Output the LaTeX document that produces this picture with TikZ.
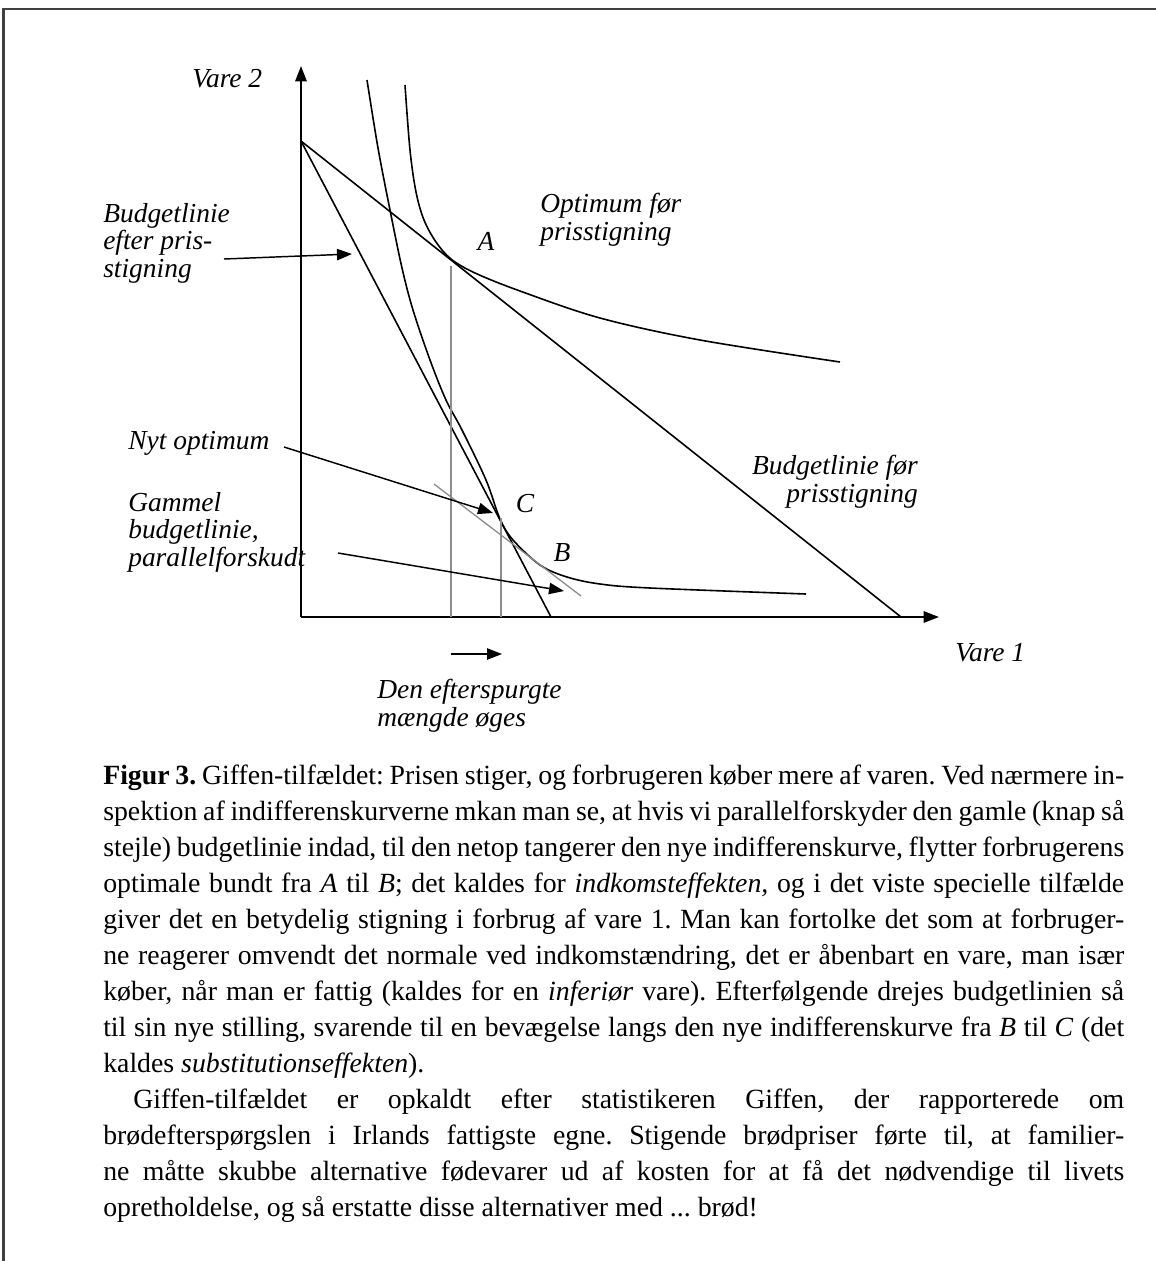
\documentclass[tikz,border=0pt]{standalone}
\usepackage{fontspec}
\setmainfont{Liberation Serif}
\usetikzlibrary{arrows.meta}
\frenchspacing
\newcommand\capln[3]{\node[capt] (#1) at (103,#2) {\makebox[765.75pt][s]{#3}};}
\newcommand\caplast[3]{\node[capt] (#1) at (103,#2) {#3};}
\begin{document}
\begin{tikzpicture}[x=0.75pt,y=-0.75pt,
  lab/.style={font=\fontsize{20.6}{20.3}\selectfont\itshape, inner sep=0pt, align=left, anchor=base west},
  capt/.style={font=\fontsize{20.85}{27}\selectfont\frenchspacing, inner sep=0pt, anchor=base west},
  arr/.style={-{Triangle[length=11.25pt,width=8.5pt]}, line width=1.1pt},
  curve/.style={line width=1.2pt, line join=round},
  axis/.style={line width=1.5pt, -{Triangle[length=11.5pt,width=8.5pt]}},
  guide/.style={line width=1pt, draw=black!45},
  frame/.style={line width=1.6pt, draw=black!75}
]
\useasboundingbox (0,0) rectangle (1156,1261);
% frame
\coordinate (fr1) at (3.5,1261);
\coordinate (fr2) at (3.5,9);
\coordinate (fr3) at (1156,9);
\draw[frame] (fr1) -- (fr2) -- (fr3);

% axes
\coordinate (O) at (301,617);
\coordinate (ytop) at (301,66);
\coordinate (xend) at (939,617);
\draw[axis] (O) -- (ytop);
\draw[axis] (O) -- (xend);

% budget lines
\coordinate (Y0) at (301,141);
\coordinate (X1) at (901,617);
\coordinate (X2) at (551,617);
\draw[curve] (Y0) -- (X1);
\draw[curve] (Y0) -- (X2);

% indifference curves
\draw[curve] plot[smooth, tension=0.55] coordinates {(405,85) (410,150) (416,192) (424,220) (436,242) (451,259) (475,273) (520,291) (600,318) (700,340) (840,362)};
\draw[curve] plot[smooth, tension=0.55] coordinates {(367,80) (378,148) (390,210) (402,268) (413,310) (430,360) (446,400) (462,430) (486,480) (500,519) (513,540) (540,565) (567,577) (600,584) (650,588) (806,594)};

% grey shifted budget line and verticals
\coordinate (g1) at (434,484);
\coordinate (g2) at (581,596);
\draw[guide] (g1) -- (g2);
\coordinate (pA) at (451,266);
\coordinate (pAx) at (451,617);
\coordinate (pC) at (501,518);
\coordinate (pCx) at (501,617);
\draw[guide] (pA) -- (pAx);
\draw[guide] (pC) -- (pCx);

% labels (multi-line: anchor base = last line's baseline)
\node[lab] (v2) at (192,87) {Vare 2};
\node[lab] (v1) at (955,661) {Vare 1};
\node[lab] (be) at (103,277) {Budgetlinie\\efter pris-\\stigning};
\node[lab] (opt) at (540,240) {Optimum før\\prisstigning};
\node[lab, anchor=base] (A) at (486,250) {A};
\node[lab, anchor=base] (C) at (525,512) {C};
\node[lab, anchor=base] (B) at (562,561) {B};
\node[lab, align=right, anchor=base east] (bf) at (918,502) {Budgetlinie før\\prisstigning};
\node[lab] (ny) at (128,449) {Nyt optimum};
\node[lab] (gam) at (128,566) {Gammel\\budgetlinie,\\parallelforskudt};
\node[lab] (den) at (377,726) {Den efterspurgte\\mængde øges};

% label arrows
\coordinate (a1s) at (224,259);
\coordinate (a1e) at (352,254);
\draw[arr] (a1s) -- (a1e);
\coordinate (a2s) at (284,447);
\coordinate (a2e) at (493,513);
\draw[arr] (a2s) -- (a2e);
\coordinate (a3s) at (338,553);
\coordinate (a3e) at (564,591);
\draw[arr] (a3s) -- (a3e);
\coordinate (a4s) at (451,654);
\coordinate (a4e) at (502,654);
\draw[arr] (a4s) -- (a4e);

% caption
\capln{c1}{784}{\textbf{Figur 3.} Giffen-tilfældet: Prisen stiger, og forbrugeren køber mere af varen. Ved nærmere in-}
\capln{c2}{820}{spektion af indifferenskurverne mkan man se, at hvis vi parallelforskyder den gamle (knap så}
\capln{c3}{856}{stejle) budgetlinie indad, til den netop tangerer den nye indifferenskurve, flytter forbrugerens}
\capln{c4}{892}{optimale bundt fra \textit{A} til \textit{B}; det kaldes for \textit{indkomsteffekten,} og i det viste specielle tilfælde}
\capln{c5}{928}{giver det en betydelig stigning i forbrug af vare 1. Man kan fortolke det som at forbruger-}
\capln{c6}{964}{ne reagerer omvendt det normale ved indkomstændring, det er åbenbart en vare, man især}
\capln{c7}{1000}{køber, når man er fattig (kaldes for en \textit{inferiør} vare). Efterfølgende drejes budgetlinien så}
\capln{c8}{1036}{til sin nye stilling, svarende til en bevægelse langs den nye indifferenskurve fra \textit{B} til \textit{C} (det}
\caplast{c9}{1072}{kaldes \textit{substitutionseffekten}).}
\node[capt] (c10) at (133,1108) {\makebox[743.25pt][s]{Giffen-tilfældet er opkaldt efter statistikeren Giffen, der rapporterede om}};
\capln{c11}{1144}{brødefterspørgslen i Irlands fattigste egne. Stigende brødpriser førte til, at familier-}
\capln{c12}{1180}{ne måtte skubbe alternative fødevarer ud af kosten for at få det nødvendige til livets}
\caplast{c13}{1216}{opretholdelse, og så erstatte disse alternativer med ... brød!}
\end{tikzpicture}
\end{document}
——————
» Exercise goal: Reproduce the listing exactly. Leave its pictures out.

» Expected answer:
Output the LaTeX document that produces this picture with TikZ.
\documentclass[tikz,border=0pt]{standalone}
\usepackage{fontspec}
\setmainfont{Liberation Serif}
\usetikzlibrary{arrows.meta}
\frenchspacing
\newcommand\capln[3]{\node[capt] (#1) at (103,#2) {\makebox[765.75pt][s]{#3}};}
\newcommand\caplast[3]{\node[capt] (#1) at (103,#2) {#3};}
\begin{document}
\begin{tikzpicture}[x=0.75pt,y=-0.75pt,
  lab/.style={font=\fontsize{20.6}{20.3}\selectfont\itshape, inner sep=0pt, align=left, anchor=base west},
  capt/.style={font=\fontsize{20.85}{27}\selectfont\frenchspacing, inner sep=0pt, anchor=base west},
  arr/.style={-{Triangle[length=11.25pt,width=8.5pt]}, line width=1.1pt},
  curve/.style={line width=1.2pt, line join=round},
  axis/.style={line width=1.5pt, -{Triangle[length=11.5pt,width=8.5pt]}},
  guide/.style={line width=1pt, draw=black!45},
  frame/.style={line width=1.6pt, draw=black!75}
]
\useasboundingbox (0,0) rectangle (1156,1261);
% frame
\coordinate (fr1) at (3.5,1261);
\coordinate (fr2) at (3.5,9);
\coordinate (fr3) at (1156,9);
\draw[frame] (fr1) -- (fr2) -- (fr3);

% axes
\coordinate (O) at (301,617);
\coordinate (ytop) at (301,66);
\coordinate (xend) at (939,617);
\draw[axis] (O) -- (ytop);
\draw[axis] (O) -- (xend);

% budget lines
\coordinate (Y0) at (301,141);
\coordinate (X1) at (901,617);
\coordinate (X2) at (551,617);
\draw[curve] (Y0) -- (X1);
\draw[curve] (Y0) -- (X2);

% indifference curves
\draw[curve] plot[smooth, tension=0.55] coordinates {(405,85) (410,150) (416,192) (424,220) (436,242) (451,259) (475,273) (520,291) (600,318) (700,340) (840,362)};
\draw[curve] plot[smooth, tension=0.55] coordinates {(367,80) (378,148) (390,210) (402,268) (413,310) (430,360) (446,400) (462,430) (486,480) (500,519) (513,540) (540,565) (567,577) (600,584) (650,588) (806,594)};

% grey shifted budget line and verticals
\coordinate (g1) at (434,484);
\coordinate (g2) at (581,596);
\draw[guide] (g1) -- (g2);
\coordinate (pA) at (451,266);
\coordinate (pAx) at (451,617);
\coordinate (pC) at (501,518);
\coordinate (pCx) at (501,617);
\draw[guide] (pA) -- (pAx);
\draw[guide] (pC) -- (pCx);

% labels (multi-line: anchor base = last line's baseline)
\node[lab] (v2) at (192,87) {Vare 2};
\node[lab] (v1) at (955,661) {Vare 1};
\node[lab] (be) at (103,277) {Budgetlinie\\efter pris-\\stigning};
\node[lab] (opt) at (540,240) {Optimum før\\prisstigning};
\node[lab, anchor=base] (A) at (486,250) {A};
\node[lab, anchor=base] (C) at (525,512) {C};
\node[lab, anchor=base] (B) at (562,561) {B};
\node[lab, align=right, anchor=base east] (bf) at (918,502) {Budgetlinie før\\prisstigning};
\node[lab] (ny) at (128,449) {Nyt optimum};
\node[lab] (gam) at (128,566) {Gammel\\budgetlinie,\\parallelforskudt};
\node[lab] (den) at (377,726) {Den efterspurgte\\mængde øges};

% label arrows
\coordinate (a1s) at (224,259);
\coordinate (a1e) at (352,254);
\draw[arr] (a1s) -- (a1e);
\coordinate (a2s) at (284,447);
\coordinate (a2e) at (493,513);
\draw[arr] (a2s) -- (a2e);
\coordinate (a3s) at (338,553);
\coordinate (a3e) at (564,591);
\draw[arr] (a3s) -- (a3e);
\coordinate (a4s) at (451,654);
\coordinate (a4e) at (502,654);
\draw[arr] (a4s) -- (a4e);

% caption
\capln{c1}{784}{\textbf{Figur 3.} Giffen-tilfældet: Prisen stiger, og forbrugeren køber mere af varen. Ved nærmere in-}
\capln{c2}{820}{spektion af indifferenskurverne mkan man se, at hvis vi parallelforskyder den gamle (knap så}
\capln{c3}{856}{stejle) budgetlinie indad, til den netop tangerer den nye indifferenskurve, flytter forbrugerens}
\capln{c4}{892}{optimale bundt fra \textit{A} til \textit{B}; det kaldes for \textit{indkomsteffekten,} og i det viste specielle tilfælde}
\capln{c5}{928}{giver det en betydelig stigning i forbrug af vare 1. Man kan fortolke det som at forbruger-}
\capln{c6}{964}{ne reagerer omvendt det normale ved indkomstændring, det er åbenbart en vare, man især}
\capln{c7}{1000}{køber, når man er fattig (kaldes for en \textit{inferiør} vare). Efterfølgende drejes budgetlinien så}
\capln{c8}{1036}{til sin nye stilling, svarende til en bevægelse langs den nye indifferenskurve fra \textit{B} til \textit{C} (det}
\caplast{c9}{1072}{kaldes \textit{substitutionseffekten}).}
\node[capt] (c10) at (133,1108) {\makebox[743.25pt][s]{Giffen-tilfældet er opkaldt efter statistikeren Giffen, der rapporterede om}};
\capln{c11}{1144}{brødefterspørgslen i Irlands fattigste egne. Stigende brødpriser førte til, at familier-}
\capln{c12}{1180}{ne måtte skubbe alternative fødevarer ud af kosten for at få det nødvendige til livets}
\caplast{c13}{1216}{opretholdelse, og så erstatte disse alternativer med ... brød!}
\end{tikzpicture}
\end{document}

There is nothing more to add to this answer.